→ Your objective:
Set down each line of the material that follows, exactly, with no pictures.

→ Data lines:
● ● ●

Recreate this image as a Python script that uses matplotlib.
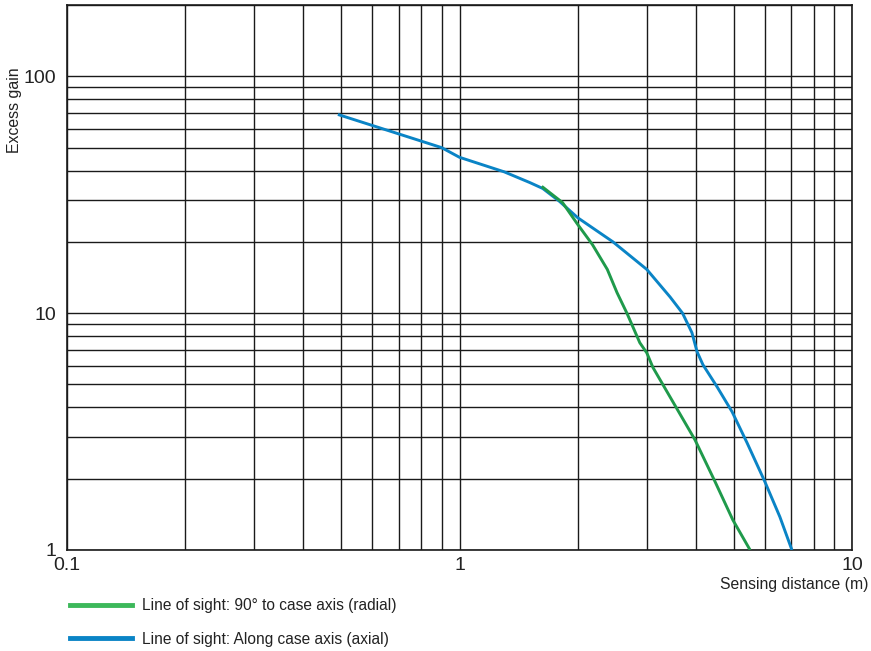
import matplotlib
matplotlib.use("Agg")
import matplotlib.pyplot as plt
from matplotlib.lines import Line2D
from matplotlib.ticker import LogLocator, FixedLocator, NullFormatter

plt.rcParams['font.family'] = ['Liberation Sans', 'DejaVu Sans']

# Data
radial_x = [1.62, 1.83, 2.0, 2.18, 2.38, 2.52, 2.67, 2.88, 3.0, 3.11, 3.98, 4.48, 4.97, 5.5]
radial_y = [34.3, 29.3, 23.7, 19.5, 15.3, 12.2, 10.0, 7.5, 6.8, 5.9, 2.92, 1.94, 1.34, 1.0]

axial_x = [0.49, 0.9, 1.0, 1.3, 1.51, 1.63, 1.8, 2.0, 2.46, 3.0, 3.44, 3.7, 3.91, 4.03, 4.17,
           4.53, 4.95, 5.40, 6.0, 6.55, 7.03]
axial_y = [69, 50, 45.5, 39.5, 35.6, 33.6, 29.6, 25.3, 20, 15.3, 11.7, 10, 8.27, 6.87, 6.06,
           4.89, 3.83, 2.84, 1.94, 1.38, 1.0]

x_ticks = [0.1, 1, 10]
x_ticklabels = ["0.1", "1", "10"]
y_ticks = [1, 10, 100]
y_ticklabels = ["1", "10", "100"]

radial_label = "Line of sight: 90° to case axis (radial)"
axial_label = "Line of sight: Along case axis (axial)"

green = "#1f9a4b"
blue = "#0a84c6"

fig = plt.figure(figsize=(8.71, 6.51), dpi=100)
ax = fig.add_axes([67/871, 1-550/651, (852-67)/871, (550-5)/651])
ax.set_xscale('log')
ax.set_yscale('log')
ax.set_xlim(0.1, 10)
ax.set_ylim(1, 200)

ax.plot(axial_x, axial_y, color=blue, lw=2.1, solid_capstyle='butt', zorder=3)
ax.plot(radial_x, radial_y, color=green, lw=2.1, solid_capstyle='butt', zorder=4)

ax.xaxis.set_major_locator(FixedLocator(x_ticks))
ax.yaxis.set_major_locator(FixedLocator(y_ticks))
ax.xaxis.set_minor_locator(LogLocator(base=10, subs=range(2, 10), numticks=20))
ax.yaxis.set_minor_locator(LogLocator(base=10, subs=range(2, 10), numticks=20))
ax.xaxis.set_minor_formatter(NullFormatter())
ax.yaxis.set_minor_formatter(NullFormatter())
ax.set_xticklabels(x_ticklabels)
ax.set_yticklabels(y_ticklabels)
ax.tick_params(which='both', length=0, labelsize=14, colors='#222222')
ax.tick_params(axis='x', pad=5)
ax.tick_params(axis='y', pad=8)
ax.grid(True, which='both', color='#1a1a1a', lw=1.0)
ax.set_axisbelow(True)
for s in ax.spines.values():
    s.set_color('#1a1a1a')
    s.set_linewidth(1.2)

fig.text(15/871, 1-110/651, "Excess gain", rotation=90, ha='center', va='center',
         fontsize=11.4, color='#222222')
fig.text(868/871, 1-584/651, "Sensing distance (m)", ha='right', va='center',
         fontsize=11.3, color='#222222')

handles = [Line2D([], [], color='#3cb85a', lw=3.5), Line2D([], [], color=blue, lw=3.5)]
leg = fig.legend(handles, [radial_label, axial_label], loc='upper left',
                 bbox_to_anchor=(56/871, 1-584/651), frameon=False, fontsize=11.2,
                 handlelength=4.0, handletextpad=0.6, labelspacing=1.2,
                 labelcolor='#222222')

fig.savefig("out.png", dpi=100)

● ● ●

→ Answer below:
Recreate this image as a Python script that uses matplotlib.
import matplotlib
matplotlib.use("Agg")
import matplotlib.pyplot as plt
from matplotlib.lines import Line2D
from matplotlib.ticker import LogLocator, FixedLocator, NullFormatter

plt.rcParams['font.family'] = ['Liberation Sans', 'DejaVu Sans']

# Data
radial_x = [1.62, 1.83, 2.0, 2.18, 2.38, 2.52, 2.67, 2.88, 3.0, 3.11, 3.98, 4.48, 4.97, 5.5]
radial_y = [34.3, 29.3, 23.7, 19.5, 15.3, 12.2, 10.0, 7.5, 6.8, 5.9, 2.92, 1.94, 1.34, 1.0]

axial_x = [0.49, 0.9, 1.0, 1.3, 1.51, 1.63, 1.8, 2.0, 2.46, 3.0, 3.44, 3.7, 3.91, 4.03, 4.17,
           4.53, 4.95, 5.40, 6.0, 6.55, 7.03]
axial_y = [69, 50, 45.5, 39.5, 35.6, 33.6, 29.6, 25.3, 20, 15.3, 11.7, 10, 8.27, 6.87, 6.06,
           4.89, 3.83, 2.84, 1.94, 1.38, 1.0]

x_ticks = [0.1, 1, 10]
x_ticklabels = ["0.1", "1", "10"]
y_ticks = [1, 10, 100]
y_ticklabels = ["1", "10", "100"]

radial_label = "Line of sight: 90° to case axis (radial)"
axial_label = "Line of sight: Along case axis (axial)"

green = "#1f9a4b"
blue = "#0a84c6"

fig = plt.figure(figsize=(8.71, 6.51), dpi=100)
ax = fig.add_axes([67/871, 1-550/651, (852-67)/871, (550-5)/651])
ax.set_xscale('log')
ax.set_yscale('log')
ax.set_xlim(0.1, 10)
ax.set_ylim(1, 200)

ax.plot(axial_x, axial_y, color=blue, lw=2.1, solid_capstyle='butt', zorder=3)
ax.plot(radial_x, radial_y, color=green, lw=2.1, solid_capstyle='butt', zorder=4)

ax.xaxis.set_major_locator(FixedLocator(x_ticks))
ax.yaxis.set_major_locator(FixedLocator(y_ticks))
ax.xaxis.set_minor_locator(LogLocator(base=10, subs=range(2, 10), numticks=20))
ax.yaxis.set_minor_locator(LogLocator(base=10, subs=range(2, 10), numticks=20))
ax.xaxis.set_minor_formatter(NullFormatter())
ax.yaxis.set_minor_formatter(NullFormatter())
ax.set_xticklabels(x_ticklabels)
ax.set_yticklabels(y_ticklabels)
ax.tick_params(which='both', length=0, labelsize=14, colors='#222222')
ax.tick_params(axis='x', pad=5)
ax.tick_params(axis='y', pad=8)
ax.grid(True, which='both', color='#1a1a1a', lw=1.0)
ax.set_axisbelow(True)
for s in ax.spines.values():
    s.set_color('#1a1a1a')
    s.set_linewidth(1.2)

fig.text(15/871, 1-110/651, "Excess gain", rotation=90, ha='center', va='center',
         fontsize=11.4, color='#222222')
fig.text(868/871, 1-584/651, "Sensing distance (m)", ha='right', va='center',
         fontsize=11.3, color='#222222')

handles = [Line2D([], [], color='#3cb85a', lw=3.5), Line2D([], [], color=blue, lw=3.5)]
leg = fig.legend(handles, [radial_label, axial_label], loc='upper left',
                 bbox_to_anchor=(56/871, 1-584/651), frameon=False, fontsize=11.2,
                 handlelength=4.0, handletextpad=0.6, labelspacing=1.2,
                 labelcolor='#222222')

fig.savefig("out.png", dpi=100)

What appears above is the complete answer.